Expert recommends early start to China's carbon trading
(Xinhua)
2010-11-18 13
BEIJING- A world leading meteorologist said Wednesday that it's in China's long-term interests to develop its domestic carbon-trading market.
"The domestic carbon trade is an irresistible trend, and we should start early, so as to gain a bigger international voice," said Professor Chen Deliang, executive director of the International Council for Science (ISCU), at an international forum on climate change held in Beijing.
The three-day forum that started Wednesday was jointly organized by the Chinese Academy of Sciences (CAS), the Third World Academy of Sciences (TWAS) and the World Meteorological Organization, under the theme of climate and environmental challenges for developing countries.
"In the short-term, such policies will affect the profits of local carbon-intensive industries," said Chen, former science director of the National Climate Center.
"But it pushes Chinese enterprises to shake off their dependence on fossil fuels and adopt cleaner energy," he added.
The CTW Forum has been held annually since 2000, and is aimed at rallying high-level mathematicians, physicists, atmospheric and oceanic scientists for discussions on problems associated with climate change.
This year, experts from over 25 countries, mostly developing countries, convened in Beijing. Zeng Xiaodong, a researcher from the Institute of Atmospheric Physics of the Chinese Academy of Sciences, believes the forum is an important means for developing countries to exchange ideas before the Cancun International Climate Conference in Mexico, which will begin later this month.
"The forum is crucial, as developing countries can share their insights into climate change and how to deal with it," Zeng said.
Mohan Munasinghe, a professor of sustainable development at the University of Manchester, said: "The most effective approach is to integrate climate change policies into a national sustainable development strategy."
China has pledged to slice its carbon emissions per unit of GDP by 40 to 45 percent by 2020, from the 2005 level.

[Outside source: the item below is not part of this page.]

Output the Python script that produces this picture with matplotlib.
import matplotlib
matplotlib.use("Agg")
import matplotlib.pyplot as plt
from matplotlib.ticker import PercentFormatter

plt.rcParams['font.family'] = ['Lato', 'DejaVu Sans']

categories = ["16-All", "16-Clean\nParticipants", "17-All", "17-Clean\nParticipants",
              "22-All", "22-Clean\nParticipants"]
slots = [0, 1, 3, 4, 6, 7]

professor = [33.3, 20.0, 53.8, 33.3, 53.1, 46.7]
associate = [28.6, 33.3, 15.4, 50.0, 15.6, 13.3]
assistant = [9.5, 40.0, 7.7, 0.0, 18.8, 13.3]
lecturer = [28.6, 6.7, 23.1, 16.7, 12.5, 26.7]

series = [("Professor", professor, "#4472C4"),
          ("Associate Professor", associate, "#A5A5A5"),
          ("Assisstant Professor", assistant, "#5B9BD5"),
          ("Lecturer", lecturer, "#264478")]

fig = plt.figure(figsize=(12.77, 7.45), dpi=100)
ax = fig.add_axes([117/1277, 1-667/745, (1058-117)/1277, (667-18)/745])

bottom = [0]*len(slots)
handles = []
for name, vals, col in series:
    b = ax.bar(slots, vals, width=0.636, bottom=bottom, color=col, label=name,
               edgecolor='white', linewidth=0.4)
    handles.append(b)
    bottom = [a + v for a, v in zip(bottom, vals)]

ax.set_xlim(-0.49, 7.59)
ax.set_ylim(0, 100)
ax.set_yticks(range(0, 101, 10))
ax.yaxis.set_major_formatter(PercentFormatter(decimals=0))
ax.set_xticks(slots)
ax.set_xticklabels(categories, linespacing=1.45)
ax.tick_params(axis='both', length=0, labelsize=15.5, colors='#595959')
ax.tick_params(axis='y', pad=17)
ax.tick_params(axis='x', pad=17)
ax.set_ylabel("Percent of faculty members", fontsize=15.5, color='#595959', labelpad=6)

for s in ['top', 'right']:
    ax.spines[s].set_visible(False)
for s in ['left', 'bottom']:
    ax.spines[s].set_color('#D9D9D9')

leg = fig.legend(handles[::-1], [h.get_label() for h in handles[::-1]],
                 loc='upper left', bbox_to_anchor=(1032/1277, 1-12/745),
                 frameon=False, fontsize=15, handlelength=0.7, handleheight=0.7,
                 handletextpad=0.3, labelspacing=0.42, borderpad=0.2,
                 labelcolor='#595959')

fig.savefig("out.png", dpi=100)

From 2006 to 2009, it successfully cut energy intensity by 15.6 percent.
However, an official statement detailing the plan is yet to be released.
Last August witnessed China's first voluntary carbon trade, as a Shanghai-based auto insurance company bought 8,026 tons of carbon credits generated from a green computing campaign during the Beijing Olympics.
"China and other developing countries should strike a balance between carbon emission reduction and their national developments, as both targets are crucial," said Chen Deliang.
The upcoming UN climate conference is slated from Nov 29 to Dec 10 in Cancun, Mexico. "It will surely be an important meeting," said Chen. "I can see there will be tough negotiations between developing and industrial countries."